The Glass Is Half Full & Half Empty In New Orleans
Definite signs of progress in a number of crime and policing arenas.
It has been a rough few years for crime and policing trends in New Orleans. The city’s murder rate has soared to a level not seen in decades, NOPD has shrunk by over 20 percent since 2019, and — as a result — response times have tripled over that span.
The optimistic take is that the last few weeks and months have produced positive trends in all three areas.
The pessimistic take is that gun violence remains tragically high, NOPD’s recruitment efforts may not be able to reverse the losses of the last few years, and response times are still too long.
Gun Violence
There were 265 murders in New Orleans in 2022 as the city tallied the most murders since Katrina and the highest murder rate since the mid-1990s.
But gun violence in New Orleans is falling in 2023 any way you measure it. Murder is down 20 percent this year relative to YTD 2022 and shootings are down over 10 percent.
Even better, Calls for Service for firearm discharge and shots fired is falling rapidly for the first time since shootings surged in mid-2020. These are a preferred metric for evaluating whether a change in murder or shootings is because of luck or because of a genuine decline, and it’s hard not to conclude from the below graph that gun violence in New Orleans is legitimately declining right now.
That’s the good news. The bad news is that gun violence remains endemic in New Orleans and it’s not clear how far it will fall. While shootings and murders are down relative to last year, they’re up 40 percent relative to YTD 2020 and have nearly equaled 2019’s full year total (343 this year, 373 in all of 2019).
New Orleans is on pace for 241 murders in 2023 which, if realized, would be a 9 percent decline from 2022 but the second-most murders in a year here since Katrina. Yes gun violence is falling, but it is still higher now than it has been than pretty much any time post-Katrina.
NOPD Recruitment
There were 1,154 NOPD officers and 61 recruits in November 2019. There are 901 officers and 37 recruits today.
That’s bad news, and it gets worse.
Most of the current recruits will graduate by the end of 2023 but the recruit class set to begin at the end of July will not. That means that NOPD will add roughly 35 new officers this year. Assuming attrition remains roughly the same for the rest of the year as it did for the first half then that means about 40 or 50 officers will leave between now and the end of the year. Bottom line: NOPD will likely end 2023 with fewer than 900 officers for the first time since the 1940s.
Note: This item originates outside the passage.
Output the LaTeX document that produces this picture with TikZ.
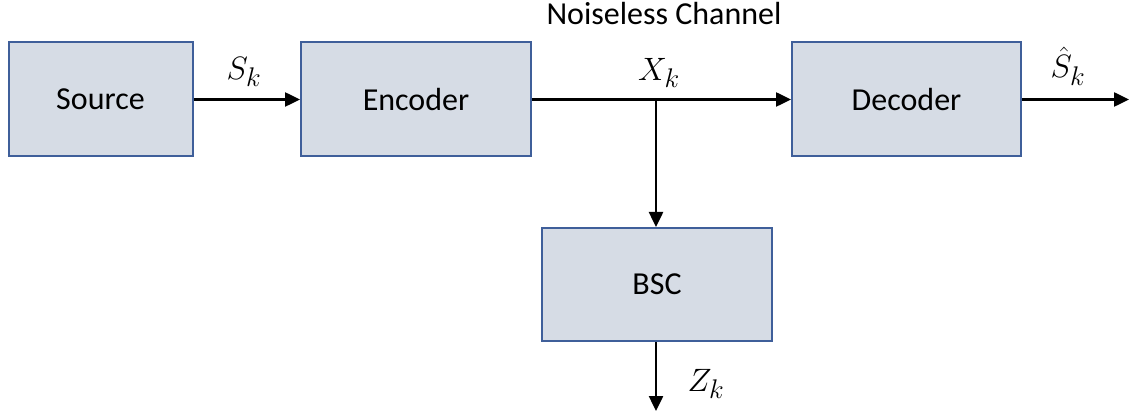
\documentclass[tikz,border=0pt]{standalone}
\usepackage{fontspec}
\usepackage{graphicx}
\setmainfont{Carlito}
\usetikzlibrary{arrows.meta}
\definecolor{boxfill}{HTML}{D6DCE5}
\definecolor{boxdraw}{HTML}{3F5F9A}
\tikzset{
  blk/.style={draw=boxdraw, fill=boxfill, line width=2pt, inner sep=0pt, font=\fontsize{32}{38}\selectfont},
  conn/.style={line width=2.5pt, -{Triangle[length=15pt,width=14pt]}},
  lbl/.style={font=\fontsize{24.88}{30}\selectfont, inner sep=1pt},
}
\newcommand{\mlbl}[1]{\scalebox{1.3}{$#1$}}
\begin{document}
\begin{tikzpicture}[x=1pt,y=-1pt]
\useasboundingbox (0,0) rectangle (1135,414);
\node[blk, minimum width=184pt, minimum height=114pt] (src) at (100.5,99.5) {Source};
\node[blk, minimum width=230pt, minimum height=114pt] (enc) at (416,99.5) {Encoder};
\node[blk, minimum width=229pt, minimum height=114pt] (dec) at (906.5,99.5) {Decoder};
\node[blk, minimum width=230pt, minimum height=113pt] (bsc) at (657,284.5) {BSC};
\coordinate (j) at (656,99.5);
\coordinate (out) at (1129,99.5);
\coordinate (zend) at (656,411);
\draw[conn] (src.east) -- (enc.west);
\draw[conn] (enc.east) -- (dec.west);
\draw[conn] (j) -- (j |- bsc.north);
\draw[conn] (dec.east) -- (out);
\draw[conn] (bsc.south -| zend) -- (zend);
\node[lbl] (sk) at (244,72) {\mlbl{S_k}};
\node[lbl] (xk) at (659,73) {\mlbl{X_k}};
\node[lbl] (shk) at (1068,66) {\mlbl{\hat{S}_k}};
\node[lbl] (zk) at (706,384) {\mlbl{Z_k}};
\node[font=\fontsize{32}{38}\selectfont] (nc) at (664,14) {Noiseless Channel};
\end{tikzpicture}
\end{document}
There is good news with recruitment though. NOPD has launched two decent sized classes so far in 2023, has announced a large-ish class in July, and could conceivably launch one or even two more classes after that this year. That will mean a solid pipeline that should at least match attrition in 2024 if not produce growth. Applications are up and more applicants are taking the civil service exam, and attrition has slowed to near historic norms.
There is also (allegedly) a lateral hire class — officers from other agencies — set to begin sometime this Fall which may add officers by the end of the year. The details of how many lateral hires there are and how quickly they’ll become commissioned NOPD officers remains to be seen though.
There is reason to believe that the worst of these problems are behind us, but the department will not grow quickly. This isn’t 1995 anymore, and expectations should acknowledge that the police department is this size.
Response Times
NOPD response times have not been great the last few years. Average response times increased from around 50 minutes in 2019 to over 150 minutes on average in 2022 and 2023. Median response times have increased from 11 minutes in 2019 to over 40 minutes in 2023.
Emergency response times have increased though not quite as much. Still, the share of emergencies with a response time of 20 or more minutes has increased from 15 percent in 2019 to 32 percent in 2023, and the share of emergencies with a response time of 60 or more minutes has increased from 3 percent in 2019 to 13 percent this year.
But I promised good news!
NOPD’s average response time in April 2023 was over 180 minutes — that’s not the good news — but it has fallen substantially over the last 2+ months. The average response time fell to 144 minutes in May, 115 minutes in June, and is just over 100 minutes so far in July.
It’s hard to say what the cause of this decline is with 100 percent certainty, but it appears to be directly related to increased civilianization within NOPD. The share of incidents being handled by NOPD’s Alternative Police Response (APR) unit has doubled since late 2022 with APR handling over half of all property crimes over the last few months (up from about 30% last year).
Additionally, the share of traffic accidents being handled by On Scene Services — a contractor hired to take on mostly non-injury fender benders — has increased from 1.5 percent last year to over 20 percent in June 2023. The results from these efforts seem to speak for themselves with rapidly declining response times.
Adding civilians to handle non-emergency incidents over the phone and hiring a contractor to deal with many traffic accidents has lessened the load on NOPD patrol officers by roughly 30 calls per day. This has almost certainly helped reduce response times though it remains to be seen how low they will go.
A 100 minute response time on average is still too long, growing by a handful up to a few dozen officers after shrinking by several hundred is still too little growth, and 20 murders a month is still appallingly high. These improving trends could slow or even reverse at any point. That said, it is nice to see a few things trending in the right direction after several years of heading in such a terrible way.